# Start of Data lines

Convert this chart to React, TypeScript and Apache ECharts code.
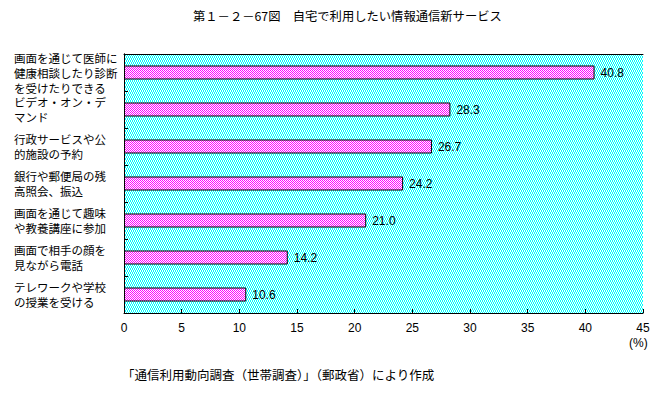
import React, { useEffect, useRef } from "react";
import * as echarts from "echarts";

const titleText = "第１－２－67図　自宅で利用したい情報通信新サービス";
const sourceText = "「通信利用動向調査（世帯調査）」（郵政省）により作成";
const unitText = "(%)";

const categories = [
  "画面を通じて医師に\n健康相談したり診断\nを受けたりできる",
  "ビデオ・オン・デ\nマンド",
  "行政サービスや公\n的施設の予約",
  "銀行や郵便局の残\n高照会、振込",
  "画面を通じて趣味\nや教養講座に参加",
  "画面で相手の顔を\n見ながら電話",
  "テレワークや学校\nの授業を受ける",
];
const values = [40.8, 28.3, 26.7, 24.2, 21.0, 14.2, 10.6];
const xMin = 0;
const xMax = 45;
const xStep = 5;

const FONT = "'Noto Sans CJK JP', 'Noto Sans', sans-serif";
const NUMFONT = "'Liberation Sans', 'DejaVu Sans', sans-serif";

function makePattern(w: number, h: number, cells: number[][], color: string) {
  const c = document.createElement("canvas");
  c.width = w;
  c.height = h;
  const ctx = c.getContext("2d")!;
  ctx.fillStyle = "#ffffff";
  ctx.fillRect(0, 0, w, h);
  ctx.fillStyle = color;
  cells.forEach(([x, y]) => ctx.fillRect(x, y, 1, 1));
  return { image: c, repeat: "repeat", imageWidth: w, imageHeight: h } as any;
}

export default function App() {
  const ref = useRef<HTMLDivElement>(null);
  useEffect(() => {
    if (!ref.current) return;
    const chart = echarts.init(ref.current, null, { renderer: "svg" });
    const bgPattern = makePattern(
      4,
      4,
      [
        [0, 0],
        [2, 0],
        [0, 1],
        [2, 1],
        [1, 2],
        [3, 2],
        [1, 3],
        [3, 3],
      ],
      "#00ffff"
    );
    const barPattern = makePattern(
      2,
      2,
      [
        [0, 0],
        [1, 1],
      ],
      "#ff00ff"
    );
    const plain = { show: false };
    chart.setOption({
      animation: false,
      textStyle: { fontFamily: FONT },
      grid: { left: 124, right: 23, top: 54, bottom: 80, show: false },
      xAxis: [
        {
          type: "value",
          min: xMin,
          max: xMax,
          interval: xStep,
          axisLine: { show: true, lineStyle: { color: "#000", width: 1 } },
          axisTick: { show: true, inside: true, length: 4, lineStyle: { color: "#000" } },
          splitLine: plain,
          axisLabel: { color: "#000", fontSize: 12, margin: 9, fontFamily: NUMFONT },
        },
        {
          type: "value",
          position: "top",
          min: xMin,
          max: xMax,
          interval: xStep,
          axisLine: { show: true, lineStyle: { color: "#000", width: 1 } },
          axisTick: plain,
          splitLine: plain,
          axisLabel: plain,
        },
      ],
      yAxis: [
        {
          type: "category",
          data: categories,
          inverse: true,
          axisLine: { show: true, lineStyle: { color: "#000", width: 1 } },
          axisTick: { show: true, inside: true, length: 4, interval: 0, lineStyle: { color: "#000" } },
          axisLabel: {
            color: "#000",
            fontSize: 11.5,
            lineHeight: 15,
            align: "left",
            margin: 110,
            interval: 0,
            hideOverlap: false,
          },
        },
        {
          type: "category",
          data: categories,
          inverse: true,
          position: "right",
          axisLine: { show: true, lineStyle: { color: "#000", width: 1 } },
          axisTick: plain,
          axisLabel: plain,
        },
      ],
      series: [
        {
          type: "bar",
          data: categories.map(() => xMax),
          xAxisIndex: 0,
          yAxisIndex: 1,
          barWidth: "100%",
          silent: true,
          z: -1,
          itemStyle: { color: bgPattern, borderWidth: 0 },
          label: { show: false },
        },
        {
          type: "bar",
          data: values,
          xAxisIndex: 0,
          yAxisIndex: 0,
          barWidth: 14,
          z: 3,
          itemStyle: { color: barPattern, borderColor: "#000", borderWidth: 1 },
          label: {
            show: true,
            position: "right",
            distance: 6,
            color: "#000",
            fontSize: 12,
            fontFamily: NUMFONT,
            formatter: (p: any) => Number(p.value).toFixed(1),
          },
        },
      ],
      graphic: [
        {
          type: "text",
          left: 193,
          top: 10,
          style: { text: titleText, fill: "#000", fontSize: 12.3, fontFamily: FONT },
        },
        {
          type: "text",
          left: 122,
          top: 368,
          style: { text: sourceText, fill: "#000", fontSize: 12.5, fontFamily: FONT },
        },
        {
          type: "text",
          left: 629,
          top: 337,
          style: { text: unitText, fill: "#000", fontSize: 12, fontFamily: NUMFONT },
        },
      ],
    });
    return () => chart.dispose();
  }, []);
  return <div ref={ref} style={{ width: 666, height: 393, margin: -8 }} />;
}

# End of Data lines

Directions for this task →
From the data above, show each line that contains "React".

Output →
Convert this chart to React, TypeScript and Apache ECharts code.
import React, { useEffect, useRef } from "react";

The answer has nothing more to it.